Just before Christmas, I went to speak to a secondary school. I deliberately brought with me these two excellent reports, because I wanted to make sure that those sixth-formers discussing the British constitution were aware that it is not solely the rose-tinted version of parliamentary accountability so often portrayed. They were very intelligent sixth-formers, and I wanted them to know that parliamentary scrutiny of the Executive is creaking at the seams—that is putting it mildly.
For how much longer can we assert that Governments are effectively held to account by this mother of Parliaments? For how much longer can we promote our current system as a role model? The direction of travel is more than worrying. Parliament is losing power to the Executive, and power in the Executive is gradually being concentrated in Downing Street. Within Whitehall, power can pass from elected Ministers to unelected civil servants. Skeleton Bills benefit the Whitehall machine in so far as the details filled in later give the Civil Service, rather than Ministers, more of the opportunity to shape and preside over the detail. I note with great interest what the noble Lord, Lord Blencathra, said about the new nomenclature used to describe the many different ways in which secondary legislation is used.
Meanwhile, of course, Ministers are not subject to the scrutiny they should be at the Dispatch Box. If something goes wrong, which occasionally it does, the chances are that the Ministers originally responsible have moved on and hence escape the kind of scrutiny that taking a substantial Bill through Parliament would entail.

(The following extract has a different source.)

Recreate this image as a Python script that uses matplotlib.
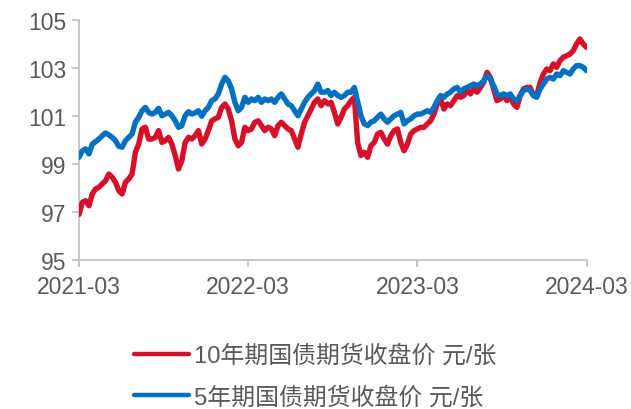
import numpy as np
import pandas as pd
import matplotlib
matplotlib.use("Agg")
import matplotlib.pyplot as plt
import matplotlib.dates as mdates

# 国债期货收盘价（元/张）
price_10y = [
    96.90, 97.40, 97.47, 97.26, 97.75, 97.96, 98.03, 98.17, 98.30, 98.58,
    98.45, 98.24, 97.89, 97.75, 98.24, 98.38, 98.58, 99.49, 99.83, 100.46,
    100.53, 100.04, 100.04, 100.11, 100.39, 99.90, 99.97, 100.11, 99.83, 99.35,
    98.79, 99.14, 99.90, 100.11, 100.04, 100.18, 100.39, 99.83, 100.04, 100.39,
    100.80, 100.88, 100.95, 101.36, 101.50, 101.29, 100.80, 100.04, 99.76, 99.90,
    100.53, 100.39, 100.46, 100.74,
    100.80, 100.60, 100.39, 100.53, 100.46, 100.18, 100.60, 100.74, 100.60, 100.46,
    100.39, 100.04, 99.70, 100.25, 100.74, 101.01, 101.29, 101.57, 101.71, 101.43,
    101.64, 101.50, 101.57, 101.15, 100.67, 100.95, 101.29, 101.43, 101.64, 101.78,
    99.90, 99.35, 99.49, 99.28, 99.76, 99.90, 100.25, 100.32, 100.04, 99.83,
    100.18, 100.39, 100.46, 99.90, 99.55, 99.83, 100.25, 100.39, 100.46, 100.53,
    100.53, 100.67, 100.80, 101.08, 101.50, 101.71, 101.29, 101.50, 101.43, 101.64,
    101.85, 101.78, 101.85, 102.06, 101.92, 102.13, 101.99, 102.19, 102.40, 102.82,
    102.61, 102.13, 101.64, 101.71, 101.85, 101.64, 101.78, 101.50, 101.36, 101.85,
    102.13, 102.19, 102.19, 101.85, 101.85, 102.40, 102.75, 102.96, 102.89, 103.17,
    103.03, 103.31, 103.45, 103.51, 103.58, 103.72, 104.00, 104.21, 104.00, 103.86,
]

price_5y = [
    99.28, 99.55, 99.63, 99.42, 99.83, 99.93, 100.04, 100.18, 100.29, 100.21,
    100.11, 99.97, 99.74, 99.70, 99.97, 100.11, 100.25, 100.74, 100.95, 101.22,
    101.36, 101.15, 101.08, 101.15, 101.32, 101.01, 101.08, 101.15, 101.01, 100.80,
    100.53, 100.60, 101.01, 101.18, 101.08, 101.13, 101.22, 100.99, 101.22, 101.36,
    101.64, 101.71, 101.92, 102.33, 102.61, 102.47, 102.13, 101.57, 101.22, 101.36,
    101.78, 101.57, 101.71, 101.64,
    101.78, 101.57, 101.71, 101.64, 101.71, 101.57, 101.78, 101.92, 101.71, 101.50,
    101.43, 101.22, 101.01, 101.29, 101.57, 101.78, 101.92, 102.06, 102.33, 101.99,
    101.99, 102.06, 101.85, 101.99, 101.85, 101.78, 101.85, 101.99, 101.99, 102.19,
    101.60, 101.01, 100.67, 100.60, 100.74, 100.80, 100.95, 101.08, 100.88, 100.74,
    100.88, 101.01, 101.08, 101.15, 100.67, 100.80, 100.88, 101.01, 101.08, 101.08,
    101.15, 101.22, 101.15, 101.36, 101.64, 101.85, 101.78, 101.92, 101.99, 102.13,
    102.19, 101.99, 102.13, 102.19, 102.26, 102.33, 102.26, 102.33, 102.47, 102.68,
    102.54, 102.26, 101.92, 101.85, 101.92, 101.85, 101.92, 101.71, 101.64, 101.85,
    102.06, 102.13, 102.06, 101.85, 101.78, 102.13, 102.33, 102.54, 102.61, 102.54,
    102.75, 102.68, 102.89, 102.82, 102.75, 102.96, 103.10, 103.10, 103.03, 102.89,
]

dates = pd.date_range("2021-03-01", "2024-02-29", periods=len(price_10y))

y_ticks = [95, 97, 99, 101, 103, 105]
x_ticks = ["2021-03-01", "2022-03-01", "2023-03-01", "2024-03-01"]

label_10y = "10年期国债期货收盘价 元/张"
label_5y = "5年期国债期货收盘价 元/张"

plt.rcParams["font.family"] = ["Liberation Sans", "Noto Sans CJK SC", "DejaVu Sans"]

grey = "#595959"
spine = "#BFBFBF"

fig = plt.figure(figsize=(6.31, 4.10), dpi=100)
ax = fig.add_axes([79 / 631, 1 - 261 / 410, (587 - 79) / 631, 240 / 410])

ax.plot(dates, price_10y, color="#D7102A", lw=3.9, solid_capstyle="round",
        solid_joinstyle="round", label=label_10y, zorder=3)
ax.plot(dates, price_5y, color="#0070C0", lw=3.9, solid_capstyle="round",
        solid_joinstyle="round", label=label_5y, zorder=4)

ax.set_ylim(95, 105)
ax.set_yticks(y_ticks)
ax.set_xlim(pd.Timestamp(x_ticks[0]), pd.Timestamp(x_ticks[-1]))
ax.set_xticks([pd.Timestamp(t) for t in x_ticks])
ax.xaxis.set_major_formatter(mdates.DateFormatter("%Y-%m"))

for s in ["top", "right"]:
    ax.spines[s].set_visible(False)
for s in ["left", "bottom"]:
    ax.spines[s].set_color(spine)
    ax.spines[s].set_linewidth(1.2)

ax.tick_params(axis="both", colors=spine, labelcolor=grey, labelsize=16.5,
               length=5, width=1.2)
ax.tick_params(axis="x", pad=6)
ax.tick_params(axis="y", pad=4)

# legend below the plot, one entry per row
leg = fig.legend(loc="center", bbox_to_anchor=(0.5, 1 - 377.5 / 410), ncol=1,
                 frameon=False, fontsize=17.2, labelcolor=grey,
                 handlelength=2.3, handletextpad=0.22, labelspacing=0.8)
for line in leg.get_lines():
    line.set_linewidth(3.2)

fig.savefig("out.png", dpi=100)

I was particularly interested in one point in the Financial Times article by the noble Baroness, Lady Cavendish: that the Government do not seem to wonder what others might use these powers they are creating for. It reminded me of 1972 and the Heath Government, who passed the Industry Act in that year. For a free-market Government, they introduced considerable powers over industry. I remember it well; it was described at the time as “Heath’s spadework for socialism”. I mention it now only to emphasise the point that the noble Baroness made to the government Benches: one day they may feel slightly differently about what is being done, because there are precedents that they might come to regret.
When it comes to the remedy, I say only—as my time is up—that it is clearly time to consider our power to amend statutory instruments. I fully endorse the excellent recommendations made and very much hope that fair-minded Members on all sides of the House will agree that that is one way forward: not the wholesale rejection of SIs but selected amendments.